• _Written problem_:
Start with the line that contains "Write a web" and end with the line that contains "const idx = categories.map((c, i) => i);"; retype those lines and the ones between them exactly, without any pictures.
◆ ◆ ◆ ◆
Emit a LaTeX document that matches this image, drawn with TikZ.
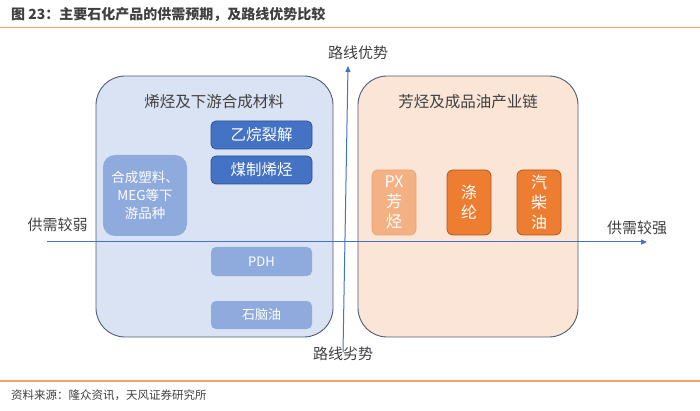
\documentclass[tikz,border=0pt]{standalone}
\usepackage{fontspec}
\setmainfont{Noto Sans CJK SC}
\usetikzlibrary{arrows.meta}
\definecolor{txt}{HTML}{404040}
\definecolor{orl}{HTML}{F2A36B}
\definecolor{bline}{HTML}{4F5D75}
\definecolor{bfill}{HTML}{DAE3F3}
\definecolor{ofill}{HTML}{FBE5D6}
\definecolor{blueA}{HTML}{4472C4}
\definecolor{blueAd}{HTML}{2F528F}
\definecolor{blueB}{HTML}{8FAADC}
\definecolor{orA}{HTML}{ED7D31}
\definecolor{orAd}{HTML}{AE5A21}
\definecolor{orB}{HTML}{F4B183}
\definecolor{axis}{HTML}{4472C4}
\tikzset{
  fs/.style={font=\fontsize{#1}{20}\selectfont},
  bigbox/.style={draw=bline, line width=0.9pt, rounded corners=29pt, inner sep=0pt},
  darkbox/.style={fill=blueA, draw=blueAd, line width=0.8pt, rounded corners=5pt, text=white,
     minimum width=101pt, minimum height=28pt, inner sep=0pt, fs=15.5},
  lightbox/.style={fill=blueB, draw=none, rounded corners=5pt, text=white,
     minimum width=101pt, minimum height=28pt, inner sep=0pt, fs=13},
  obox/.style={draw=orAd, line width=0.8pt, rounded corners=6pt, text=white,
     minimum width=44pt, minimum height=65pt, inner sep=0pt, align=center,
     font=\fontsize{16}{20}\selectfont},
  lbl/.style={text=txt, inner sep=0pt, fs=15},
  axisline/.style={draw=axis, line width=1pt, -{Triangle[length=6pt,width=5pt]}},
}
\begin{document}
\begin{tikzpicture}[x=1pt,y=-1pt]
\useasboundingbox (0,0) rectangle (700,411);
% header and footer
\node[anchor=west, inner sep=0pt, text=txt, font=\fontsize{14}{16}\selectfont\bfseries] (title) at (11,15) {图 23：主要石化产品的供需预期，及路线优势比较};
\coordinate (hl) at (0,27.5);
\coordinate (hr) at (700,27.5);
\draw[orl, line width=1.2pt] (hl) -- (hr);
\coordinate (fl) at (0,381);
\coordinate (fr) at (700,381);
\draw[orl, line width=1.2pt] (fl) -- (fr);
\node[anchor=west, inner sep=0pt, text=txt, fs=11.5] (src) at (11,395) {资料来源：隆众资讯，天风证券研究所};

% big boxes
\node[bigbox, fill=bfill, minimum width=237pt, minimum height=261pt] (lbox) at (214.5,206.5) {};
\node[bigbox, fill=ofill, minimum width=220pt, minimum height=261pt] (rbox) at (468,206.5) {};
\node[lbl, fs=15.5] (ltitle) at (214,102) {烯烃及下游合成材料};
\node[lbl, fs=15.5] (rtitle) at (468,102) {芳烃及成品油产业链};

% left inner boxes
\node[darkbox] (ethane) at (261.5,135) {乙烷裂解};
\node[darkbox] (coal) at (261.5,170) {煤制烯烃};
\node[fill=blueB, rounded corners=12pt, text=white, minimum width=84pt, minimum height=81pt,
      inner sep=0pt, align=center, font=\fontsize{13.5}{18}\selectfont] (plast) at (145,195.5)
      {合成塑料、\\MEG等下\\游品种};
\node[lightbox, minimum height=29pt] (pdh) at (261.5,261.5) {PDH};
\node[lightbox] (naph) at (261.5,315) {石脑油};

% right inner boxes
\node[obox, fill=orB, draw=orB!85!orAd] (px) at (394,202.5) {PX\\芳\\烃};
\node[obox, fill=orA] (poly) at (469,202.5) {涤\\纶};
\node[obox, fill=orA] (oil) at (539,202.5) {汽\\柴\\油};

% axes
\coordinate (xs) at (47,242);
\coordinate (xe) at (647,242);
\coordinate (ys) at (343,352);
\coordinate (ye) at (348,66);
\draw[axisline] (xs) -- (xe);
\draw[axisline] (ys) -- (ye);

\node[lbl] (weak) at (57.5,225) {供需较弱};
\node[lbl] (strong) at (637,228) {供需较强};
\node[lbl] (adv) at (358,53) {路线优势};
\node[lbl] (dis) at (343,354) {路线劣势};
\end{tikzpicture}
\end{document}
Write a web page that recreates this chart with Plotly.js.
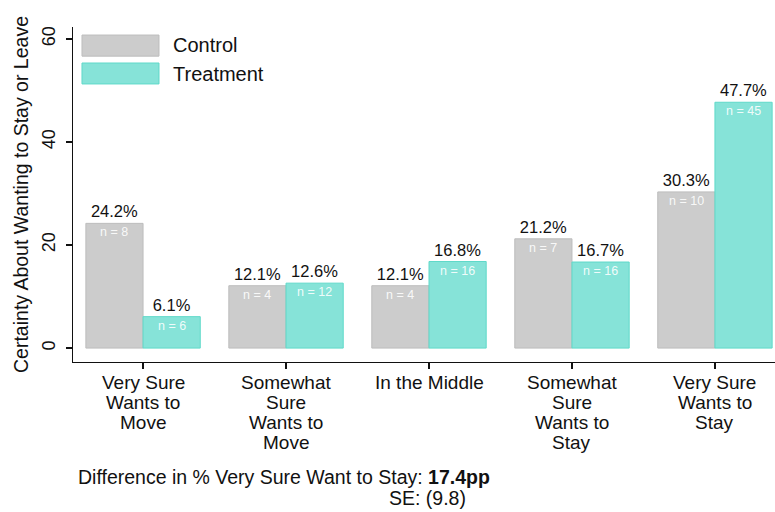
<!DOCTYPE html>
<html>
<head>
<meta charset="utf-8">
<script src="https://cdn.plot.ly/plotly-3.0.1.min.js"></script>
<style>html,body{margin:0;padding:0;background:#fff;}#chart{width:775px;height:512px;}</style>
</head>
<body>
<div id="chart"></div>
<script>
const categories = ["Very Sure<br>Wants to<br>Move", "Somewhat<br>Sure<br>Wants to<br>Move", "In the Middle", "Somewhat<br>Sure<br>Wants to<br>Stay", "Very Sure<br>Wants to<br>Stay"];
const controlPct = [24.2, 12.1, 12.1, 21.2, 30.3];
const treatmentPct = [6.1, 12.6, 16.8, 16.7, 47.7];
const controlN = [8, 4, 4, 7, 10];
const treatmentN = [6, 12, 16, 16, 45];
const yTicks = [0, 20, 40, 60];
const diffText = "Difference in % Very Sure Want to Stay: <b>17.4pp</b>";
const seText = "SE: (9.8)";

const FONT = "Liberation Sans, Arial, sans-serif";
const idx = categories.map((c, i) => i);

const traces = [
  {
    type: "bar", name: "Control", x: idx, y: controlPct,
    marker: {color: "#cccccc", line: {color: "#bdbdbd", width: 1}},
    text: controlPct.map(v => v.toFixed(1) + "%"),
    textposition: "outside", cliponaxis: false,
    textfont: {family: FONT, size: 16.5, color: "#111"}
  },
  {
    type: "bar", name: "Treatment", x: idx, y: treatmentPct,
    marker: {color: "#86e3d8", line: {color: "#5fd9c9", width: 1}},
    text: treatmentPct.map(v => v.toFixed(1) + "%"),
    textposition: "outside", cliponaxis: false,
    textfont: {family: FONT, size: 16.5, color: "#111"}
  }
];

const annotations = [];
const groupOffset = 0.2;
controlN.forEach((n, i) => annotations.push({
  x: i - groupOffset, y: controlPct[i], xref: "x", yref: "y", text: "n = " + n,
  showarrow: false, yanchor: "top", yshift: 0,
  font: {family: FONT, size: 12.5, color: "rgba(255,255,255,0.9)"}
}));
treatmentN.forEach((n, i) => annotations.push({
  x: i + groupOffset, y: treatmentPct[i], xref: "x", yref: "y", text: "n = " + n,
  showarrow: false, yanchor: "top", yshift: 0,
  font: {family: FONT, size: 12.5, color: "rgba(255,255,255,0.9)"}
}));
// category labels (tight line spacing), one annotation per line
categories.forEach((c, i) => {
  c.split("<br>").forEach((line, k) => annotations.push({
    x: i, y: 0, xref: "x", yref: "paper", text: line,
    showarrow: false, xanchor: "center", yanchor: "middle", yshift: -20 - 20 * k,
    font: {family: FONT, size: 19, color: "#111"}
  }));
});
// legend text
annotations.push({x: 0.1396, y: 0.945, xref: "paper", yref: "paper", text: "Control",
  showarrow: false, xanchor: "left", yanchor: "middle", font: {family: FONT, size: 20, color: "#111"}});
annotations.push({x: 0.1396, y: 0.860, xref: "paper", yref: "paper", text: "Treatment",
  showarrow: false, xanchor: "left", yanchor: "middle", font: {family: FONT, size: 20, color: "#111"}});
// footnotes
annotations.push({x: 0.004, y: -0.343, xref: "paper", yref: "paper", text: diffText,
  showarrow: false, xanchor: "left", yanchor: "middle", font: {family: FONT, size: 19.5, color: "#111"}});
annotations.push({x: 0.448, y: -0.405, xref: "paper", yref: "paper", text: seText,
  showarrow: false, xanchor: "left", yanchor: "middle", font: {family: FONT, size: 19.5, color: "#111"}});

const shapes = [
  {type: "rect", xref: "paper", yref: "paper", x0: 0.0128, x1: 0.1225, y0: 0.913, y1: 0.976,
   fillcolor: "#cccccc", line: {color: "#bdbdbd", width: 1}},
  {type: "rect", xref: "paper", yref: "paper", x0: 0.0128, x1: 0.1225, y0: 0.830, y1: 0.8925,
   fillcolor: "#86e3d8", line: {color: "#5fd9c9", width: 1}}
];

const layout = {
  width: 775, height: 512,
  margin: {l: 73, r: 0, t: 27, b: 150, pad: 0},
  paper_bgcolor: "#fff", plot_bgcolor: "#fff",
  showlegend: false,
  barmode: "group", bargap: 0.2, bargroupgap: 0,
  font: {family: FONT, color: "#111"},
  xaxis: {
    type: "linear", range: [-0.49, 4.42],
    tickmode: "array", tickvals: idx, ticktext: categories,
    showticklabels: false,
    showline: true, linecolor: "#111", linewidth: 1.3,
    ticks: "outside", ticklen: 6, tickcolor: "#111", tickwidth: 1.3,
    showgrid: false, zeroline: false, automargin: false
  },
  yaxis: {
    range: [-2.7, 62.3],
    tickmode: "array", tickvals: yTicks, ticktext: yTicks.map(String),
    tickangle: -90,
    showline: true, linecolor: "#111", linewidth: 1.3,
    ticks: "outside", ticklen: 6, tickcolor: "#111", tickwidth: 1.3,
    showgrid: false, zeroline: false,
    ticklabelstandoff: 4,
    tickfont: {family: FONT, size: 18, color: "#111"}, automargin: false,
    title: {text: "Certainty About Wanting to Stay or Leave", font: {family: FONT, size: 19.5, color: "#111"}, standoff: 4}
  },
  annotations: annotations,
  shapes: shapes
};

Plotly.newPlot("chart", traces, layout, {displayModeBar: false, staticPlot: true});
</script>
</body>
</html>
◆ ◆ ◆ ◆
• _The response_:
Write a web page that recreates this chart with Plotly.js.
<!DOCTYPE html>
<html>
<head>
<meta charset="utf-8">
<script src="https://cdn.plot.ly/plotly-3.0.1.min.js"></script>
<style>html,body{margin:0;padding:0;background:#fff;}#chart{width:775px;height:512px;}</style>
</head>
<body>
<div id="chart"></div>
<script>
const categories = ["Very Sure<br>Wants to<br>Move", "Somewhat<br>Sure<br>Wants to<br>Move", "In the Middle", "Somewhat<br>Sure<br>Wants to<br>Stay", "Very Sure<br>Wants to<br>Stay"];
const controlPct = [24.2, 12.1, 12.1, 21.2, 30.3];
const treatmentPct = [6.1, 12.6, 16.8, 16.7, 47.7];
const controlN = [8, 4, 4, 7, 10];
const treatmentN = [6, 12, 16, 16, 45];
const yTicks = [0, 20, 40, 60];
const diffText = "Difference in % Very Sure Want to Stay: <b>17.4pp</b>";
const seText = "SE: (9.8)";

const FONT = "Liberation Sans, Arial, sans-serif";
const idx = categories.map((c, i) => i);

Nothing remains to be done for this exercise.